Concerns to go digital holds people back
Understanding the Resistance
For many informal merchants, the decision to stay with cash is not born of ignorance or resistance to change. It is a rational response to real concerns about digital payment systems. Understanding these concerns is essential for building solutions that actually work for the people they are meant to serve.
Too often, fintech companies assume that the barrier to digital adoption is simply awareness or access. In reality, merchants have specific, practical reasons for their hesitation — and those reasons deserve to be taken seriously.
The Trust Deficit
Trust is the single biggest barrier. Merchants in informal economies have often heard stories — or experienced firsthand — digital payment scams, failed transactions, and funds lost in transit. When your daily income is modest and margins are thin, the risk of losing even a single payment to a system error or fraud is unacceptable.
Cash, for all its limitations, is tangible. You can see it, count it, and store it. Digital money, by contrast, exists as numbers on a screen, managed by systems that may feel opaque and unaccountable. Building trust requires more than marketing — it requires consistently reliable performance and clear, immediate recourse when things go wrong.
Speed and Settlement Concerns
For a merchant selling perishable goods or operating on thin margins, the timing of payment settlement matters enormously. If digital payments take hours or days to settle, the merchant effectively provides interest-free credit to the payment system. Cash settles instantly — the moment a customer hands over money, the transaction is complete.
Digital systems that introduce delays in settlement are asking merchants to accept a real cost. Unless the benefits of going digital clearly outweigh this cost, merchants will rationally prefer cash.
Complexity and Unfamiliar Interfaces
Many digital payment tools are designed by people who have never operated a market stall. The interfaces assume a level of digital literacy that may not match the merchant's experience. Complex registration processes, confusing menus, and unclear error messages create friction that discourages adoption.
When a tool is difficult to use, even a single bad experience can permanently discourage a merchant from trying again. Simplicity is not a nice-to-have feature — it is a prerequisite for adoption in informal economies.
Fee Structures That Erode Margins
Transaction fees, however small they may seem in percentage terms, can significantly impact merchants whose average transaction values are low. A 1.5% fee on a small sale may seem trivial in isolation, but across hundreds of daily transactions, it represents a meaningful reduction in income.

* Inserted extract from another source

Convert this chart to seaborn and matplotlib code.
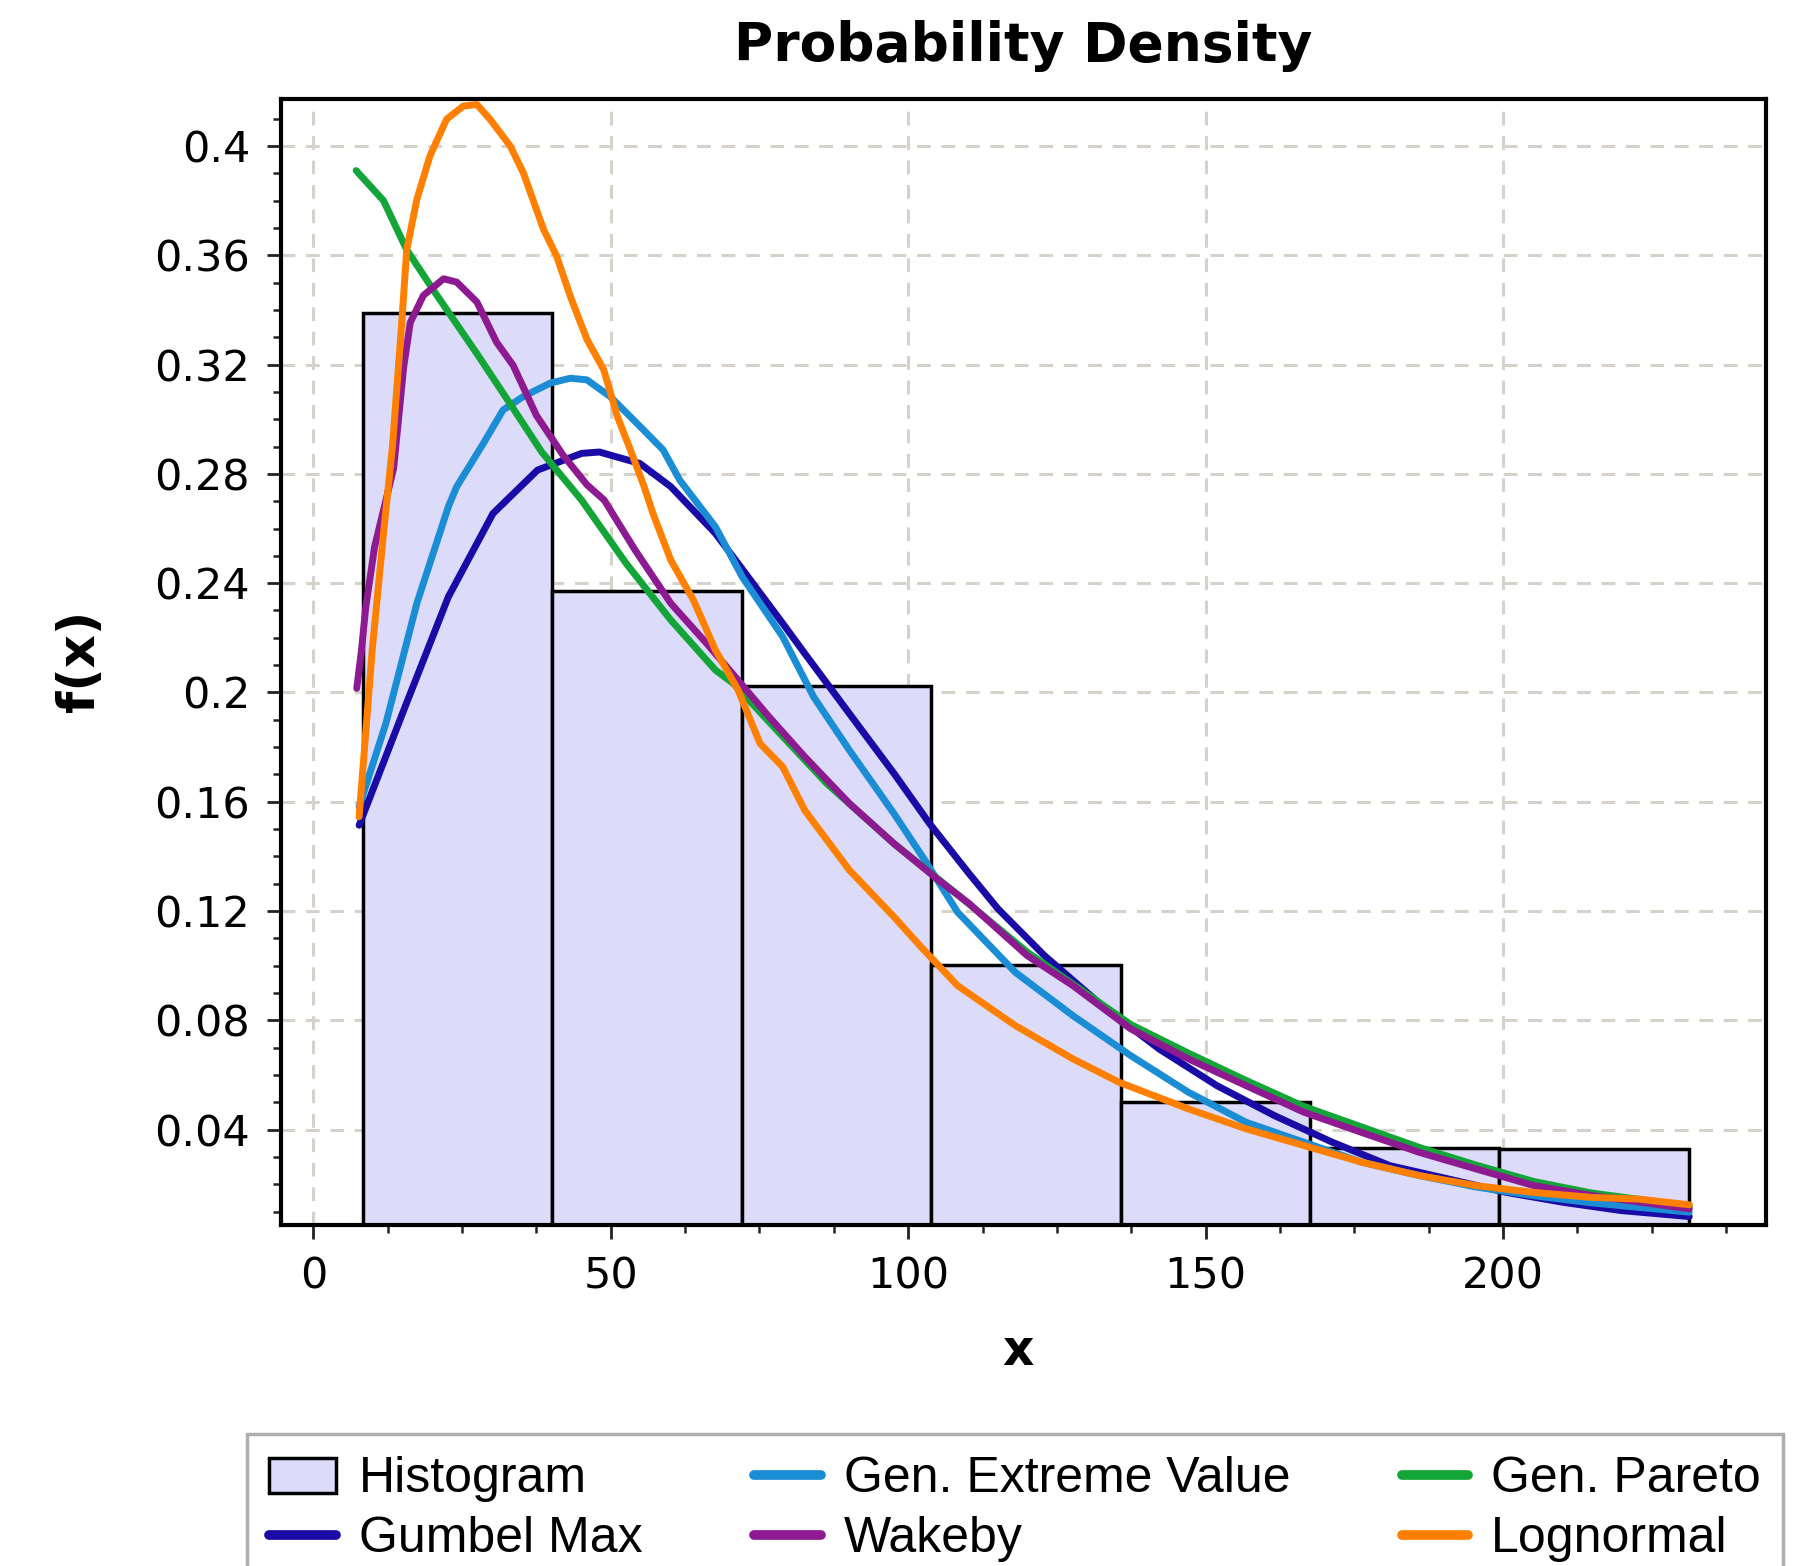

Merchants are acutely aware of these costs. Any digital payment solution that charges per-transaction fees faces an uphill battle for adoption among small traders who see every fee as money taken directly from their earnings.
How Blipply Addresses These Concerns
Blipply is built with these realities in mind. Rather than dismissing merchant concerns, Blipply's design directly addresses them:
- Transparent transactions: Every payment is confirmed in real time with clear notifications, so merchants always know the status of their money.
- Immediate settlement: Funds are available promptly, eliminating the settlement delay that makes cash feel safer.
- Simple interface: Blipply is designed for ease of use, with intuitive navigation that does not require prior digital payment experience.
- Minimal fees: Blipply's fee structure is designed to remove cost as a barrier to adoption, making digital payments economically rational even for the smallest transactions.
- Security built in: Robust protections against fraud and unauthorised transactions give merchants confidence that their earnings are safe.
Meeting Merchants Where They Are
Digital adoption will not succeed by dismissing the concerns of the people it aims to serve. It will succeed by building systems that directly address those concerns — offering security, speed, simplicity, and fair pricing. Blipply's approach starts with understanding the merchant's reality and building tools that make the transition to digital a genuine improvement over the status quo.